The rules, which we assumed wouldn’t apply to us, were straightforward. You must be 65, an essential worker or have a qualifying pre-existing condition. One sitcom writer thought simply flashing his Writers’ Guild card would do the trick. Another figured his hundred shares of Pfizer would buy him some rhythm. I claimed to have early-onset rigor mortis.
None of us got the COVID vaccine yet. The problem is, we all have just one pre-existing condition: We’re 64 years old.
We’re not complaining, as that would be unseemly. But if you’ve had a durable Hollywood career in TV writing, feeling entitled doesn’t feel like an entitlement. It’s just an ingrained custom. If, say, you ran a red light while writing on a ’90s sitcom, there was always a studio connection affording you the benefits of attending traffic school without attending.
But clearly, show business privilege has met its match in the form of a worldwide pandemic. Our advanced skills for line-jumping won’t get us that vaccine. And even if they did, we’re a little stuck for a way around the ethics of scamming a life-or-death situation. Most or many or some of us have had to accept that the concept of “rules are rules” is, in this rare instance, warranted.
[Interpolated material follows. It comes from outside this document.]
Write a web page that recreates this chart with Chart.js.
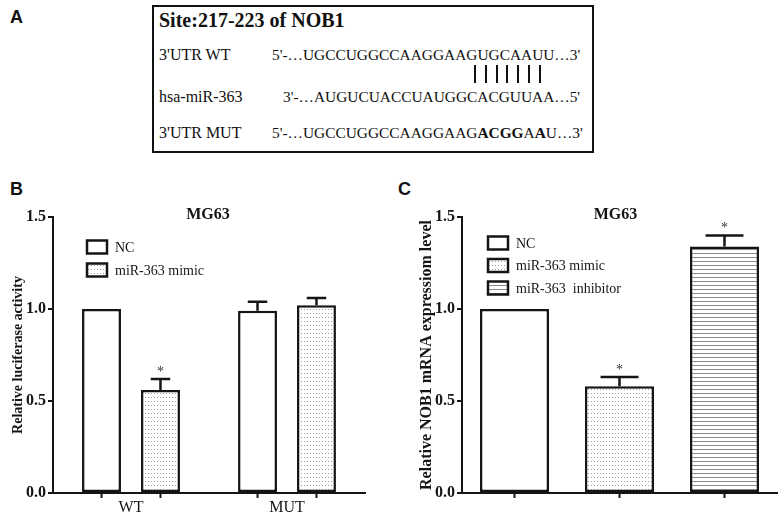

Being among the non-est of non-essential workers, we own it that most Americans deserve the vaccine before us.
But we’re not complaining. In fact, there’s solace in knowing that being vaccine-qualified has a downside: All those 65-plus TV writers who habitually lied about their age are now lying about having gotten the shot.
How about the unforeseeable consequences of a birthday? You couldn’t write this stuff!
Nevertheless, being 64 has been viciously cruel lately. Well, viciously cruel sounds like a complaint. Let’s say it’s … troubling: Like being 15, passing your road test, but still waiting for your license.
I was born in May 1956. I have ’56er friends who are Gemini, Leo, Libra and Sagittarius. A floating hot tip in mid-February whispered that if your government-issued ID says you were born in 1956, those calling the shots will vaccinate you regardless of your sign. But then came the story of a Libra driving from Brentwood to the Dodger Stadium vaccination site. “You’re 64,” the attendant reportedly said in the tone of a TSA agent saying, “There’s a 9MM Glock in your carry-on.”
Talk about harrowing stories! That was the LA equivalent of Apollo 13 circling the moon without ever landing.
Speaking of Tom Hanks, being born in 1956 used to feel pretty cool. Hanks, Bryan Cranston, Sela Ward, Mel Gibson, Carrie Fisher, Larry Bird, Bjorn Borg … all ’56ers. We were the heart of the baby boom, the demographic that would always be so cool that when we reached old age, kids would apply iron-on wrinkles to look like us.
Now look at us: Moderna-deprived shut-ins.
Speaking of unfair, of the stars listed above, the only one born early enough in ’56 to have already gotten vaccinated? Mel Gibson.
Instant karma’s gonna get you … really?
But we’re not complaining. Sure, we could accuse our parents of poor post-war family planning, but even for Boomers, that’s a stretch. And speaking of Beatles, indicting Paul McCartney for a seriously warped image of life at 64 is also unfair. Even Stephen Hawking, born the same year as Sir Paul, couldn’t have foreseen Vera, Chuck and Dave attending Zoom school.
Lately, as President Biden’s COVID plans cast a pale light at the end of the pandemic tunnel, talk of finagling a vaccine has waned among the 1956 sitcom crowd. Our conversation now focuses on resuming our careers. Sure, there’s still the occasional joke: “Can I get vaccinated by saying I have an unmitigated gall bladder?” We laugh, but humor’s dangerous these days. We don’t know if TV executives will react to COVID humor with a woke-infected, “That’s not okay!” We do know the same 65 that qualifies us for vaccines will age us out of most writing jobs.
But we’re not complaining. Hollywood loves coming-of-age stories.